John Gollings profile

John Gollings

RMIT University / Architectural photographer / Adjunct Professor, School of Media and Communications

John Gollings holds a Master’s degree in Architecture from RMIT University and an Honorary Fellowship of the Australian Institute of Architects. He is Adjunct Professor, School of Media and Communications, RMIT University.

He works in the Asia-Pacific region as an architectural photographer, much of the work involving long-term cultural projects especially in India, Cambodia, China, Indonesia, Libya and New Guinea. He specialises in the documentation of cities, old and new, often from the air. He has had a particular interest in the cyclic fires and floods that characterise the Australian landscape and he documents these with aerial photography. He was co-creative director of the Venice Architectural Biennale in 2010.

Books include two volumes of New Australia Style published by Thames & Hudson; City of Victory, Aperture; and Kashgar, Oasis City on China’s Old Silk Road, Frances Lincoln Limited. In 2012 Thames & Hudson published Beautiful Ugly a monograph of his contemporary architectural photography.

His work is held in national and international collections including: Asia Society, New York; Canadian Centre for Architecture, Montreal; Australian National Gallery, Canberra; National Gallery of Victoria, Melbourne; National Portrait Gallery, Canberra; Monash Gallery of Art, Melbourne; State Library of Queensland, Brisbane; Janet Holmes á Court Collection, Cowaramup; Gold Coast City Gallery, Surfers Paradise; Rockhampton Art Gallery, Rockhampton; and the National Library of Australia, Canberra. The Kaladham Museum in Karnataka, India was built by the Jindal Steel Company to house John’s 40 years of work documenting the Hampi Ruins.

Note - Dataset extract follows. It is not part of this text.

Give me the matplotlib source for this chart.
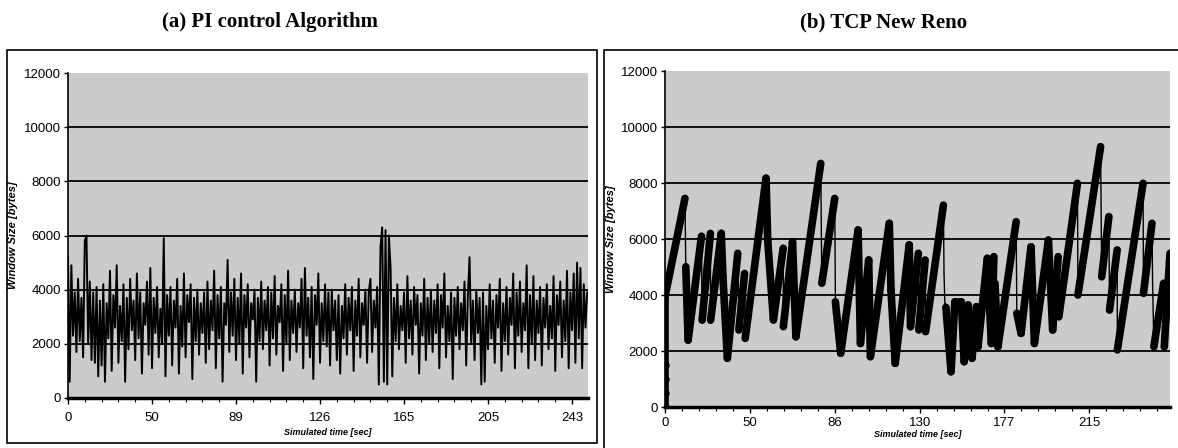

His work has recently been included in exhibitions at the Australian Centre for Photography, Sydney; Gold Coast City Gallery, Surfers Paradise; Immigration Museum, Melbourne; Fremantle Arts Centre, Perth; and the National Gallery of Australia, Canberra. In 2013, McClelland Gallery exhibited Aftermath, Gollings’ bushfire series from Black Saturday.

Gollings retrospective, A History of the Built World, opened at the Monash Gallery of Art in 2018 and is now showing through India. His documentation of Nawala Rock Art, A Spirit of Place, was at Heide Gallery of Modern Art in 2019.

Australian Galleries have a major retrospective planned for 2021.

He has twice received the Australian Institute of Architects Presidents Prize and in 2013 he was awarded the inaugural William J. Mitchell International Committee Prize by the Australian Institute of Architects.

In 2016 he was made a Member of the Order of Australia (AM) for ‘significant service to photography through the documentation of iconic architectural landmarks in Australia and the Asia Pacific region’.